[Source code of charts]
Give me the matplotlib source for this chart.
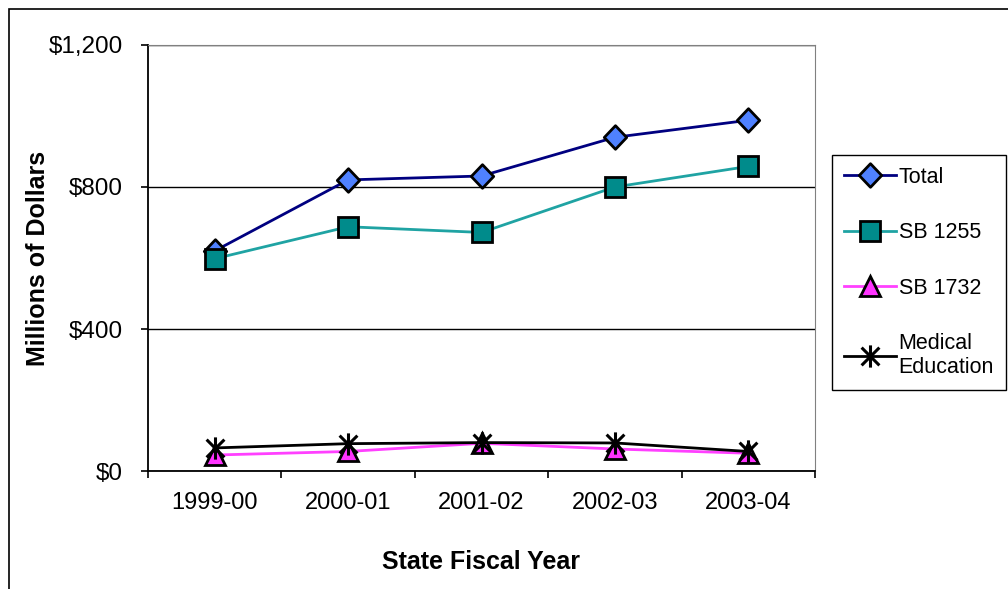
import matplotlib.pyplot as plt
import matplotlib as mpl
import numpy as np
from matplotlib.path import Path
from matplotlib.patches import Rectangle

mpl.rcParams['font.family'] = ['Liberation Sans', 'DejaVu Sans']

years = ['1999-00', '2000-01', '2001-02', '2002-03', '2003-04']
total = [620, 820, 831, 940, 988]
sb1255 = [598, 688, 672, 800, 858]
sb1732 = [45, 55, 78, 62, 50]
med_edu = [65, 77, 80, 79, 55]

# diamond and excel-style asterisk markers
diamond = Path([(0, 1), (0.95, 0), (0, -1), (-0.95, 0), (0, 1)],
               [Path.MOVETO, Path.LINETO, Path.LINETO, Path.LINETO, Path.CLOSEPOLY])
star = Path([(0, -1), (0, 1), (-0.8, -0.8), (0.8, 0.8), (-0.8, 0.8), (0.8, -0.8)],
            [Path.MOVETO, Path.LINETO, Path.MOVETO, Path.LINETO, Path.MOVETO, Path.LINETO])

fig = plt.figure(figsize=(10.08, 5.89), dpi=100)
fig.patches.append(Rectangle((9 / 1008, -0.05), 1.1, 1 - 9 / 589 + 0.05, transform=fig.transFigure,
                             fill=False, edgecolor='black', linewidth=1.2))

ax = fig.add_axes([148 / 1008, 118 / 589, 667 / 1008, 426 / 589])
x = np.arange(len(years))

ax.plot(x, total, color='#000080', linewidth=2, marker=diamond, markersize=17,
        markerfacecolor='#4F81FF', markeredgecolor='black', markeredgewidth=2, label='Total')
ax.plot(x, sb1255, color='#1FA3A3', linewidth=2, marker='s', markersize=14,
        markerfacecolor='#008B8B', markeredgecolor='black', markeredgewidth=2, label='SB 1255')
ax.plot(x, sb1732, color='#FF40FF', linewidth=2, marker='^', markersize=14,
        markerfacecolor='#FF33FF', markeredgecolor='black', markeredgewidth=2, label='SB 1732')
ax.plot(x, med_edu, color='black', linewidth=2, marker=star, markersize=16,
        markeredgecolor='black', markeredgewidth=2.2, label='Medical\nEducation')

ax.set_xlim(-0.5, len(years) - 0.5)
ax.set_ylim(0, 1200)
ax.set_yticks([0, 400, 800, 1200])
ax.set_yticklabels(['$0', '$400', '$800', '$1,200'])
ax.grid(axis='y', color='black', linewidth=1)
ax.set_xticks(x)
ax.set_xticklabels(years)
ax.set_xticks(np.arange(-0.5, len(years)), minor=True)
ax.tick_params(axis='x', which='major', length=0, pad=15, labelsize=17)
ax.tick_params(axis='x', which='minor', length=5, width=1.2, direction='out')
ax.tick_params(axis='y', length=5, width=1.2, direction='out', pad=13, labelsize=17.5)

for side in ['top', 'right']:
    ax.spines[side].set_color('#808080')
for side in ['left', 'bottom']:
    ax.spines[side].set_linewidth(1.3)

ax.set_xlabel('State Fiscal Year', fontsize=18, fontweight='bold', labelpad=26)
ax.set_ylabel('Millions of Dollars', fontsize=18, fontweight='bold')
ax.yaxis.set_label_coords(-98 / 667, 0.5)

leg = fig.legend(loc='upper left', bbox_to_anchor=(832 / 1008, 1 - 155 / 589), fontsize=15.5,
                 frameon=True, fancybox=False, edgecolor='black', framealpha=1,
                 labelspacing=1.6, handlelength=2.4, handletextpad=0.15, borderpad=0.55,
                 borderaxespad=0)
leg.get_frame().set_linewidth(1)

fig.savefig('out.png', dpi=100)
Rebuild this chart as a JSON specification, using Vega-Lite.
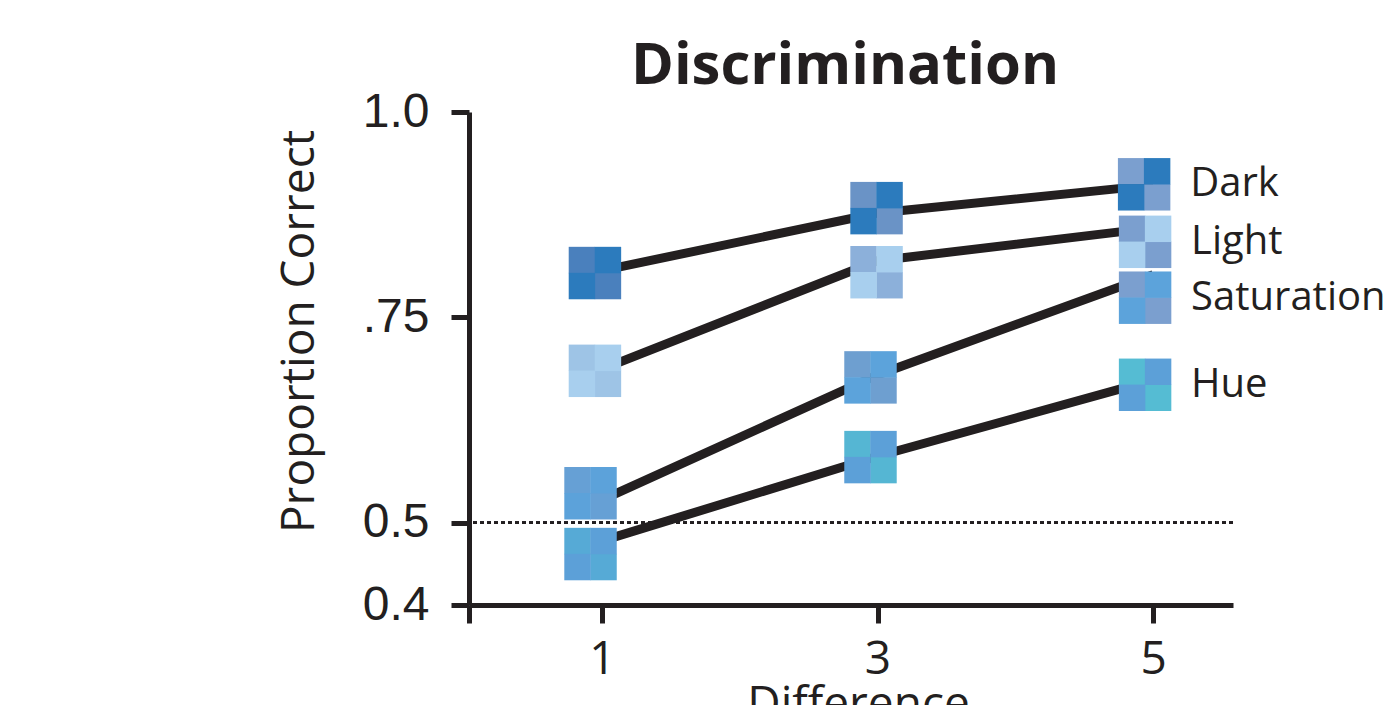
{
  "$schema": "https://vega.github.io/schema/vega-lite/v6.json",
  "width": 764,
  "height": 493,
  "autosize": "none",
  "padding": {"left": 469, "top": 112, "right": 151, "bottom": 100},
  "background": "white",
  "config": {"view": {"stroke": null}, "axis": {"grid": false}},
  "title": {"text": "Discrimination", "font": "Open Sans", "fontSize": 58, "fontWeight": "bold", "color": "#231f20", "anchor": "middle", "frame": "group", "baseline": "alphabetic", "offset": 27, "dx": -6, "dy": 81},
  "data": {"values": [
    {"cond": "Dark", "diff": 1, "p": 0.807, "mx": 0.949, "my": 0.804, "ta": "D1a", "tb": "D1b"},
    {"cond": "Dark", "diff": 3, "p": 0.877, "mx": 2.993, "my": 0.883, "ta": "D3a", "tb": "D3b"},
    {"cond": "Dark", "diff": 5, "p": 0.911, "mx": 4.935, "my": 0.912, "ta": "D5a", "tb": "D5b"},
    {"cond": "Light", "diff": 1, "p": 0.687, "mx": 0.949, "my": 0.685, "ta": "L1a", "tb": "L1b"},
    {"cond": "Light", "diff": 3, "p": 0.819, "mx": 2.993, "my": 0.805, "ta": "L3a", "tb": "L3b"},
    {"cond": "Light", "diff": 5, "p": 0.859, "mx": 4.942, "my": 0.842, "ta": "L5a", "tb": "L5b"},
    {"cond": "Saturation", "diff": 1, "p": 0.528, "mx": 0.917, "my": 0.536, "ta": "S1a", "tb": "S1b"},
    {"cond": "Saturation", "diff": 3, "p": 0.680, "mx": 2.949, "my": 0.677, "ta": "S3a", "tb": "S3b"},
    {"cond": "Saturation", "diff": 5, "p": 0.802, "mx": 4.942, "my": 0.774, "ta": "S5a", "tb": "S5b"},
    {"cond": "Hue", "diff": 1, "p": 0.478, "mx": 0.917, "my": 0.462, "ta": "H1a", "tb": "H1b"},
    {"cond": "Hue", "diff": 3, "p": 0.581, "mx": 2.949, "my": 0.580, "ta": "H3a", "tb": "H3b"},
    {"cond": "Hue", "diff": 5, "p": 0.674, "mx": 4.942, "my": 0.668, "ta": "H5a", "tb": "H5b"}
  ]},
  "layer": [
    {
      "mark": {"type": "line", "strokeWidth": 9, "color": "#231f20", "strokeCap": "butt"},
      "encoding": {
        "x": {"field": "diff", "type": "quantitative",
          "scale": {"domain": [0.035, 5.58], "nice": false, "zero": false},
          "axis": {"values": [0.035, 1, 3, 5], "labelExpr": "datum.value < 0.5 ? '' : format(datum.value, 'd')",
            "title": "Difference", "domainColor": "#231f20", "domainWidth": 5, "tickColor": "#231f20", "tickWidth": 5, "tickSize": 18,
            "labelFont": "Open Sans", "labelFontSize": 46, "labelColor": "#231f20", "labelBaseline": "alphabetic", "labelPadding": 50,
            "labelFlush": false, "labelOverlap": false,
            "titleFont": "Open Sans", "titleFontSize": 46, "titleFontWeight": "normal", "titleColor": "#231f20",
            "titleBaseline": "alphabetic", "titleAlign": "center", "titleX": 389, "titleY": 113}},
        "y": {"field": "p", "type": "quantitative",
          "scale": {"domain": [0.4, 1.0], "nice": false, "zero": false},
          "axis": {"values": [0.4, 0.5, 0.75, 1.0], "labelExpr": "datum.value == 0.75 ? '.75' : format(datum.value, '.1f')",
            "title": "Proportion Correct", "domainColor": "#231f20", "domainWidth": 5, "tickColor": "#231f20", "tickWidth": 5, "tickSize": 18,
            "labelFont": "Liberation Sans", "labelFontSize": 48, "labelColor": "#231f20", "labelPadding": 22, "labelBaseline": "middle",
            "labelFlush": false, "labelOverlap": false,
            "titleFont": "Open Sans", "titleFontSize": 46, "titleFontWeight": "normal", "titleColor": "#231f20",
            "titleAngle": -90, "titleBaseline": "alphabetic", "titleAlign": "center", "titleX": -156, "titleY": 219}},
        "detail": {"field": "cond", "type": "nominal"}
      }
    },
    {
      "mark": {"type": "rule", "strokeDash": [4, 3], "strokeWidth": 2, "color": "#231f20"},
      "encoding": {"y": {"datum": 0.5, "type": "quantitative"}}
    },
    {
      "mark": {"type": "point", "shape": "square", "filled": true, "size": 700, "opacity": 1, "strokeWidth": 0},
      "encoding": {
        "x": {"field": "mx", "type": "quantitative"},
        "y": {"field": "my", "type": "quantitative"},
        "xOffset": {"value": -13}, "yOffset": {"value": -13},
        "color": {"field": "ta", "type": "nominal", "legend": null,
          "scale": {"domain": ["D1a","D1b","D3a","D3b","D5a","D5b","L1a","L1b","L3a","L3b","L5a","L5b","S1a","S1b","S3a","S3b","S5a","S5b","H1a","H1b","H3a","H3b","H5a","H5b"],
            "range": ["#4a80bd","#2c7bbd","#6a93c6","#2c7bbd","#7b9fcf","#2c7bbd","#9ec4e6","#a8cfee","#8cb0da","#a8cfee","#7b9fcf","#a8cfee","#66a0d5","#5ca2da","#6e9fd0","#5ca3db","#7b9fcf","#5ca3db","#56aad6","#5ca0d8","#55b6d3","#5ca0d8","#55bcd3","#5ca0d8"]}}
      }
    },
    {
      "mark": {"type": "point", "shape": "square", "filled": true, "size": 700, "opacity": 1, "strokeWidth": 0},
      "encoding": {
        "x": {"field": "mx", "type": "quantitative"},
        "y": {"field": "my", "type": "quantitative"},
        "xOffset": {"value": 13}, "yOffset": {"value": 13},
        "color": {"field": "ta", "type": "nominal", "legend": null}
      }
    },
    {
      "mark": {"type": "point", "shape": "square", "filled": true, "size": 700, "opacity": 1, "strokeWidth": 0},
      "encoding": {
        "x": {"field": "mx", "type": "quantitative"},
        "y": {"field": "my", "type": "quantitative"},
        "xOffset": {"value": 13}, "yOffset": {"value": -13},
        "color": {"field": "tb", "type": "nominal", "legend": null}
      }
    },
    {
      "mark": {"type": "point", "shape": "square", "filled": true, "size": 700, "opacity": 1, "strokeWidth": 0},
      "encoding": {
        "x": {"field": "mx", "type": "quantitative"},
        "y": {"field": "my", "type": "quantitative"},
        "xOffset": {"value": -13}, "yOffset": {"value": 13},
        "color": {"field": "tb", "type": "nominal", "legend": null}
      }
    },
    {
      "transform": [{"filter": "datum.diff == 5"}],
      "mark": {"type": "text", "align": "left", "baseline": "middle", "dx": 46, "font": "Open Sans", "fontSize": 40, "color": "#231f20"},
      "encoding": {
        "x": {"field": "mx", "type": "quantitative"},
        "y": {"field": "my", "type": "quantitative"},
        "text": {"field": "cond", "type": "nominal"}
      }
    }
  ]
}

- [Short exercise]: Repeat, word for word and with no pictures, only the lines running from the beginning of the data to the line that contains "med_edu = [65, 77, 80, 79, 55]".

- [Finished exercise]:
Give me the matplotlib source for this chart.
import matplotlib.pyplot as plt
import matplotlib as mpl
import numpy as np
from matplotlib.path import Path
from matplotlib.patches import Rectangle

mpl.rcParams['font.family'] = ['Liberation Sans', 'DejaVu Sans']

years = ['1999-00', '2000-01', '2001-02', '2002-03', '2003-04']
total = [620, 820, 831, 940, 988]
sb1255 = [598, 688, 672, 800, 858]
sb1732 = [45, 55, 78, 62, 50]
med_edu = [65, 77, 80, 79, 55]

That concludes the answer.